■ Prompt:
From the listing below, copy every line with the word "matplotlib".

■ Source material:
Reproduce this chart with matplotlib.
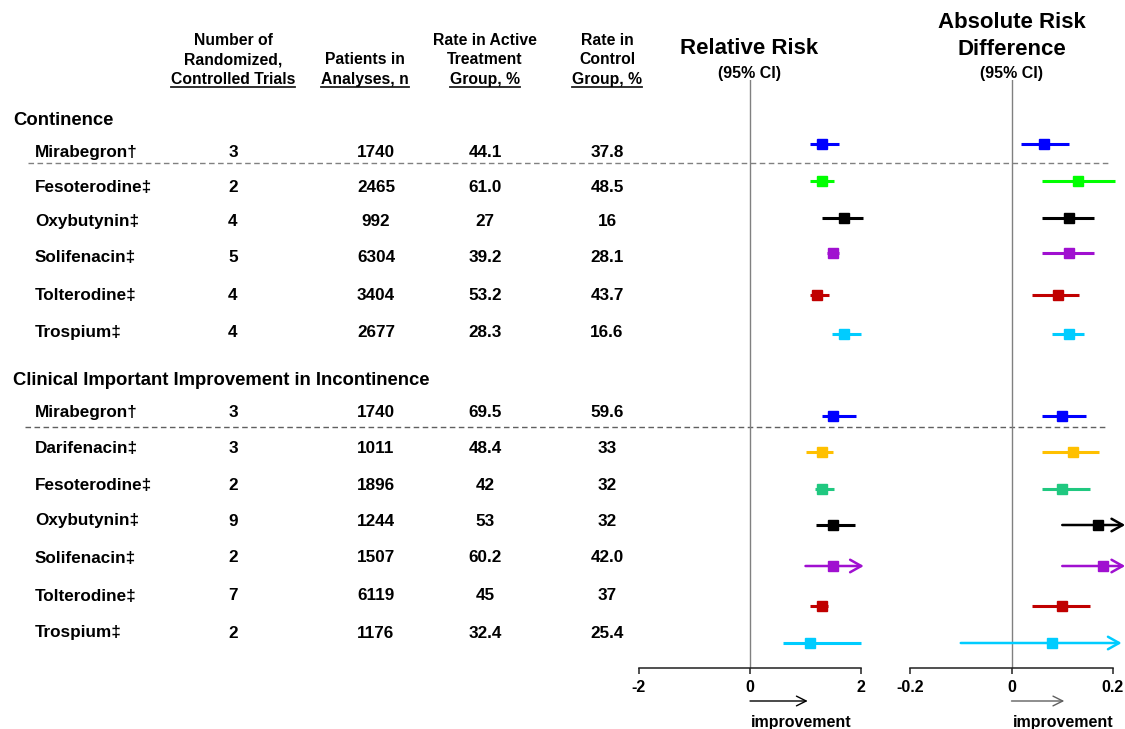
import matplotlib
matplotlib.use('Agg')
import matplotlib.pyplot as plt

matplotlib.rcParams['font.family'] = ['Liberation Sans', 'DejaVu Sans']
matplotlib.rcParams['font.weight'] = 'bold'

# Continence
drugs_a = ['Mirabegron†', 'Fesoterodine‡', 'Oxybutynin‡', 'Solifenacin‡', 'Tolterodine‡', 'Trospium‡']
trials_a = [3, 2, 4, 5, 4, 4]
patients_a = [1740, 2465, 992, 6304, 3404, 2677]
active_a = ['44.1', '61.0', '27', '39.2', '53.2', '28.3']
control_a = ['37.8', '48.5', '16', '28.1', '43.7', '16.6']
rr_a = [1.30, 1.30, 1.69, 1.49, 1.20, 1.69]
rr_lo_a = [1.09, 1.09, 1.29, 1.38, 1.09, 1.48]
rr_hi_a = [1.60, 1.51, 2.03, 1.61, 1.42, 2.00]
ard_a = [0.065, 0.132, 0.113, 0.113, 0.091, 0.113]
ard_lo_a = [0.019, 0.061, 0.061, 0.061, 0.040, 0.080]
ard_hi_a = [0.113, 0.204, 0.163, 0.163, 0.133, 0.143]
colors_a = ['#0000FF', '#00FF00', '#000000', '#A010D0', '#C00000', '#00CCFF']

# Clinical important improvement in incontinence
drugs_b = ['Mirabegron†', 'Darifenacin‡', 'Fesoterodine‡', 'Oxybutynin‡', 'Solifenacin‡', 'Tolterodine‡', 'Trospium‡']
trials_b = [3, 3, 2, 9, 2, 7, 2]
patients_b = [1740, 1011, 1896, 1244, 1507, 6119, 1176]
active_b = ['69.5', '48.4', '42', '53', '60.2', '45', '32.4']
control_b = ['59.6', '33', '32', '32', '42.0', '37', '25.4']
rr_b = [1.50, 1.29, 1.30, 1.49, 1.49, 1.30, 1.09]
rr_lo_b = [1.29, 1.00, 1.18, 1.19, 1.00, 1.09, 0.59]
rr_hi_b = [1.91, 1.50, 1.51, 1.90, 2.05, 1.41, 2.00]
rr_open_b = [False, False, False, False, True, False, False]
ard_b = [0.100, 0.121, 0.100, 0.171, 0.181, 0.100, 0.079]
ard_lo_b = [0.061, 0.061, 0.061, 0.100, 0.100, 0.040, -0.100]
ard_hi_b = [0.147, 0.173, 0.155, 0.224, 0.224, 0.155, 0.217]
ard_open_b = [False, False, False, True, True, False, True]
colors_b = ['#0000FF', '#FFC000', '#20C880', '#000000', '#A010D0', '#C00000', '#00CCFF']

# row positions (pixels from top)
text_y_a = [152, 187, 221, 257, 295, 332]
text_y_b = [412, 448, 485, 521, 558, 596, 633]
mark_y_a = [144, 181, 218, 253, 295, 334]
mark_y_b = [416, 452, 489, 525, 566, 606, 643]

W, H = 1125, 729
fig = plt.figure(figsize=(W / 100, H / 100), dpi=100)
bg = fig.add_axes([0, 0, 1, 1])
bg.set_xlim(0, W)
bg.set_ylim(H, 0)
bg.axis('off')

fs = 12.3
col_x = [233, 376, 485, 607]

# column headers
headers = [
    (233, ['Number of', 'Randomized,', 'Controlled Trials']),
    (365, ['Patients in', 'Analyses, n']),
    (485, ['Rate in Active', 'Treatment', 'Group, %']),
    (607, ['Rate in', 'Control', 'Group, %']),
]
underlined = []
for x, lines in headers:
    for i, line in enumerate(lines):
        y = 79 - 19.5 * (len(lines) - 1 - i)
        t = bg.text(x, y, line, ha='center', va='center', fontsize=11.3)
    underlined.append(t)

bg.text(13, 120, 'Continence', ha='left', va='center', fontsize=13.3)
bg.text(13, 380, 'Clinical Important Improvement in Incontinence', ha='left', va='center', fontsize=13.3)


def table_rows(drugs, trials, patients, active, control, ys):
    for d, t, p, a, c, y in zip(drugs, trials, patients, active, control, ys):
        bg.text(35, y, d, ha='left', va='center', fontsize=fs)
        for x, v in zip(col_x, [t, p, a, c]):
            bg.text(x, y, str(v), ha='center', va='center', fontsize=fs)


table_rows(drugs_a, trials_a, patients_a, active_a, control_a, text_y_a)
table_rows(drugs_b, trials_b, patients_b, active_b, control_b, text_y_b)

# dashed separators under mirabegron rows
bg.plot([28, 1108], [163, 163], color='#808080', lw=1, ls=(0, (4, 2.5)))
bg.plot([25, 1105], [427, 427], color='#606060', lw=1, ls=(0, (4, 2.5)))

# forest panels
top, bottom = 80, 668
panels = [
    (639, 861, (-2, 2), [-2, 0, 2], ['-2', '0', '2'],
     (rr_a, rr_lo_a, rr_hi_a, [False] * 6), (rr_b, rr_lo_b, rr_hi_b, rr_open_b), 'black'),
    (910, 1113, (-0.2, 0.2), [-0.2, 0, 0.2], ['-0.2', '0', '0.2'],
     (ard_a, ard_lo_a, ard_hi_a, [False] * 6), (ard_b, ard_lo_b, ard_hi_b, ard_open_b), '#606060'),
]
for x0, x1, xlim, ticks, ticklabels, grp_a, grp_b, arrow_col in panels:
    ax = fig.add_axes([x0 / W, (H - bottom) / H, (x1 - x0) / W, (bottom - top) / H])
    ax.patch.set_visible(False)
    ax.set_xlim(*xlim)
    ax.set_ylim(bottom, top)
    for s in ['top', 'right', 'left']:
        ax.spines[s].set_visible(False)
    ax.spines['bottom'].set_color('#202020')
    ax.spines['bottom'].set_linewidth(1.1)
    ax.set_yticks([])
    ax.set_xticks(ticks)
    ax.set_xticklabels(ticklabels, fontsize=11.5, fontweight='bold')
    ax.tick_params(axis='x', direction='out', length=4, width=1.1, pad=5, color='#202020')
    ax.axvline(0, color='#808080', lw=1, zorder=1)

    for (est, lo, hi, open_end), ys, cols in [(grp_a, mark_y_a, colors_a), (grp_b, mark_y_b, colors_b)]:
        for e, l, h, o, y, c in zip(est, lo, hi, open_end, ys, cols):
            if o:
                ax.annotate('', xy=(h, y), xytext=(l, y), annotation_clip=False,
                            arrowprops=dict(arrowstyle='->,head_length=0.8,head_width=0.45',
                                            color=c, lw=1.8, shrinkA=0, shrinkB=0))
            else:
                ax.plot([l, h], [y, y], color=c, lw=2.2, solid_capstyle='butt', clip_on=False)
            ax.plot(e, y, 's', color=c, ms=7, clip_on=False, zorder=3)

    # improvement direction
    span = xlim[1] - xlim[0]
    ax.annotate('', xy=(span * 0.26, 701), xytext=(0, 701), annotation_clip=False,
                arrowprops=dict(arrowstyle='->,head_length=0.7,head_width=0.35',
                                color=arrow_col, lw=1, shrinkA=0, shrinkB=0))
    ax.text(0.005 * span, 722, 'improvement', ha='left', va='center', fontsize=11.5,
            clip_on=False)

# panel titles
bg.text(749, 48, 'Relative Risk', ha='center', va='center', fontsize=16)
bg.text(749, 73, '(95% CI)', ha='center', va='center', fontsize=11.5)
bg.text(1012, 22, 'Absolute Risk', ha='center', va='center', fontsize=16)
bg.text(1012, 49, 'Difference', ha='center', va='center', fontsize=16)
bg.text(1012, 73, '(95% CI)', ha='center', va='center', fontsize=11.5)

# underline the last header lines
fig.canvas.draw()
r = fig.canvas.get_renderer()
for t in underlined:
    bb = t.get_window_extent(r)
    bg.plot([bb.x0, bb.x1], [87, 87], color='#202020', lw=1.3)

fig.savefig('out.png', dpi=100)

■ Answer to this exercise:
Reproduce this chart with matplotlib.
import matplotlib
matplotlib.use('Agg')
import matplotlib.pyplot as plt
matplotlib.rcParams['font.family'] = ['Liberation Sans', 'DejaVu Sans']
matplotlib.rcParams['font.weight'] = 'bold'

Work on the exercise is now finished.